GIVEN EXERCISE:
Output each line exactly as it appears, skipping any embedded picture.

RAW DATA:
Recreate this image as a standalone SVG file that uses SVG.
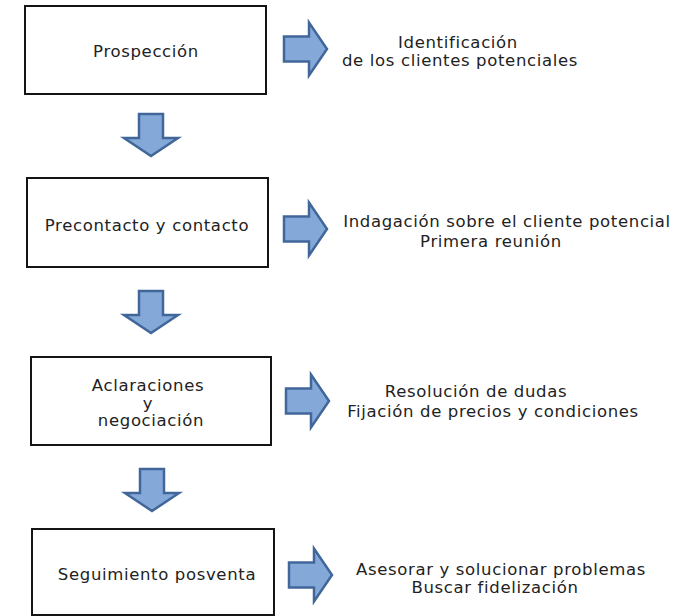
<svg xmlns="http://www.w3.org/2000/svg" width="695" height="616" viewBox="0 0 695 616">
<defs>
<style>
.box{fill:#fff;stroke:#141414;stroke-width:2}
.arr{fill:#84a9d8;stroke:#41679a;stroke-width:2.5;stroke-linejoin:miter}
text{font-family:"DejaVu Sans","Verdana",sans-serif;font-size:16.5px;letter-spacing:0.65px;fill:#222;text-anchor:middle}
</style>
<path id="ra" class="arr" d="M0,-12.5 H25 V-26.5 L43,0 L25,26.5 V12.5 H0 Z"/>
<path id="da" class="arr" d="M-12,0 V24 H-27 L0,42 L27,24 H12 V0 Z"/>
</defs>
<g id="n1"><rect class="box" x="25" y="6" width="241" height="88"/><text x="146" y="57">Prospección</text></g>
<g id="n2"><rect class="box" x="27" y="178" width="241" height="89"/><text x="147" y="231">Precontacto y contacto</text></g>
<g id="n3"><rect class="box" x="31" y="357" width="240" height="88"/><text y="391"><tspan x="148">Aclaraciones</tspan><tspan x="148" dy="17.5">y</tspan><tspan x="151" dy="17.5">negociación</tspan></text></g>
<g id="n4"><rect class="box" x="32" y="529" width="242" height="86"/><text x="157" y="580">Seguimiento posventa</text></g>
<g id="d1"><text y="47.5"><tspan x="458">Identificación</tspan><tspan x="460" dy="18">de los clientes potenciales</tspan></text></g>
<g id="d2"><text y="227"><tspan x="507">Indagación sobre el cliente potencial</tspan><tspan x="491" dy="20">Primera reunión</tspan></text></g>
<g id="d3"><text y="397"><tspan x="476">Resolución de dudas</tspan><tspan x="493" dy="20">Fijación de precios y condiciones</tspan></text></g>
<g id="d4"><text y="574.5"><tspan x="501">Asesorar y solucionar problemas</tspan><tspan x="495" dy="18">Buscar fidelización</tspan></text></g>
<g id="connectors">
<use href="#ra" x="284" y="49"/>
<use href="#ra" x="284" y="229"/>
<use href="#ra" x="286" y="401"/>
<use href="#ra" x="289" y="575"/>
<use href="#da" x="151" y="114"/>
<use href="#da" x="151" y="291"/>
<use href="#da" x="152" y="469"/>
</g>
</svg>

RESULT FOR THIS TASK:
Recreate this image as a standalone SVG file that uses SVG.
<svg xmlns="http://www.w3.org/2000/svg" width="695" height="616" viewBox="0 0 695 616">
<defs>
<style>
.box{fill:#fff;stroke:#141414;stroke-width:2}
.arr{fill:#84a9d8;stroke:#41679a;stroke-width:2.5;stroke-linejoin:miter}
text{font-family:"DejaVu Sans","Verdana",sans-serif;font-size:16.5px;letter-spacing:0.65px;fill:#222;text-anchor:middle}
</style>
<path id="ra" class="arr" d="M0,-12.5 H25 V-26.5 L43,0 L25,26.5 V12.5 H0 Z"/>
<path id="da" class="arr" d="M-12,0 V24 H-27 L0,42 L27,24 H12 V0 Z"/>
</defs>
<g id="n1"><rect class="box" x="25" y="6" width="241" height="88"/><text x="146" y="57">Prospección</text></g>
<g id="n2"><rect class="box" x="27" y="178" width="241" height="89"/><text x="147" y="231">Precontacto y contacto</text></g>
<g id="n3"><rect class="box" x="31" y="357" width="240" height="88"/><text y="391"><tspan x="148">Aclaraciones</tspan><tspan x="148" dy="17.5">y</tspan><tspan x="151" dy="17.5">negociación</tspan></text></g>
<g id="n4"><rect class="box" x="32" y="529" width="242" height="86"/><text x="157" y="580">Seguimiento posventa</text></g>
<g id="d1"><text y="47.5"><tspan x="458">Identificación</tspan><tspan x="460" dy="18">de los clientes potenciales</tspan></text></g>
<g id="d2"><text y="227"><tspan x="507">Indagación sobre el cliente potencial</tspan><tspan x="491" dy="20">Primera reunión</tspan></text></g>
<g id="d3"><text y="397"><tspan x="476">Resolución de dudas</tspan><tspan x="493" dy="20">Fijación de precios y condiciones</tspan></text></g>
<g id="d4"><text y="574.5"><tspan x="501">Asesorar y solucionar problemas</tspan><tspan x="495" dy="18">Buscar fidelización</tspan></text></g>
<g id="connectors">
<use href="#ra" x="284" y="49"/>
<use href="#ra" x="284" y="229"/>
<use href="#ra" x="286" y="401"/>
<use href="#ra" x="289" y="575"/>
<use href="#da" x="151" y="114"/>
<use href="#da" x="151" y="291"/>
<use href="#da" x="152" y="469"/>
</g>
</svg>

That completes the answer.